Но в будущем норвежской рыбной промышленности уверены не все. Многие из рыбаков, рабочих перерабатывающих предприятий и владельцев фирм, которые торгуют свежей и замороженной рыбой и рыбопродуктами, считают, что делать сейчас ставку на нефть и газ, оставляя рыбу, так сказать, про запас, на чёрный день, очень опасно. Кроме того, экологи протестуют против нефтяных разработок в непосредственной близости от побережья – даже необжитого на севере страны.

Начало смены на одном из рыбозаводов на севере Норвегии. В огромном цеху, ярко освещённом люминесцентными лампами, пахнет рыбой. В воздухе висит водяная пыль. Работает филетирующий агрегат, превращающий «скрей» (так по-норвежски называется треска) в аккуратные прямоугольники филе, очищенного от чешуи, кожи и костей. Около десятка мужчин в резиновых комбинезонах и рукавицах работают у разделочных столов. В открытые ворота цеха видно, как портовые краны разгружают стоящие у пирса траулеры и как блестит на солнце треска.

У Пера Бёгена перекур.

«Всю мою жизнь я имел дело с рыбой. Я ходил за треской на больших траулерах. В хорошую погоду в открытом море гораздо приятнее, чем здесь».

Но сегодня море неспокойное, и поэтому Пер лучше чувствует себя на берегу. Он и его товарищи – первое звено в переработке рыбы, которую большинство потребителей знает только как филе и даже не представляет, как треска на самом деле выглядит.

Бьерг Нивельсен, владелец фабрики, доволен сегодняшним уловом, но, тем не менее, жалуется на жизнь:

«Сегодня меньше рыбы в море, в этом нет никакого сомнения. Но бывают разные года – более удачные или менее удачные. То мы больше ста тысяч тонн в год ловим, то – меньше сорока тысяч. Главные конкуренты наши – те, кто покупает рыбу прямо в море у мелких рыболовецких судов и там перегружает их».

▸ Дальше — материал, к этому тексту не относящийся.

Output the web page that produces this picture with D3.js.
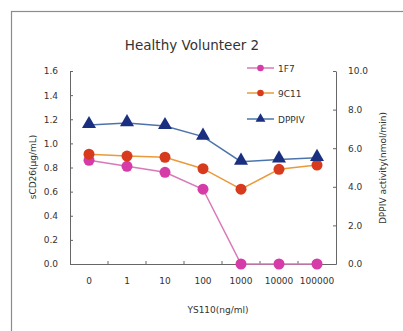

Сейчас ситуация с рыбой в Баренцевом море более или менее стабилизировалась. Когда в конце восьмидесятых годов уловы резко упали, норвежское правительство ввело жёсткие квоты, за соблюдением которых очень строго следят. Это не раз чувствовали на себе и те российские рыбаки, которые пытались обойти запреты и ограничения.

Сегодня главная забота у Норвегии – другая. До сих пор нефтяные вышки строились в значительном отдалении от тех акваторий, где обычно ловили треску. Но пробные бурения, которые были произведены в последнее время в прибрежных водах, показали, что и здесь недра богаты углеводородами. Сейчас в норвежском парламенте идёт острая дискуссия по поводу того, где именно в будущем разрешено будет добывать нефть и газ, а где нет. Для Уни Берге из экологической организации «Беллуна» нет сомнений: эти акватории должны быть закрыты для нефтяных разработок:

«Острова Лофотен – важные места гнездовья водоплавающих птиц. Морское дно в арктических водах тоже представляет собой настоящую сокровищницу. Совсем недавно, всего четыре года назад, здесь обнаружили крупнейший глубоководный коралловый риф. Это показывает, что нам ещё предстоит серьёзно изучить этот район, чтобы понять его природу».

Как часто бывает в этих структурно слабых районах Северной Европы, здесь сталкиваются экономические и природоохранные интересы. Авария, которая может произойти с нефтеналивным танкером, или серьёзная неисправность на одной из плавучих нефтедобывающих платформ могут иметь непоправимые последствия для всего побережья Норвегии.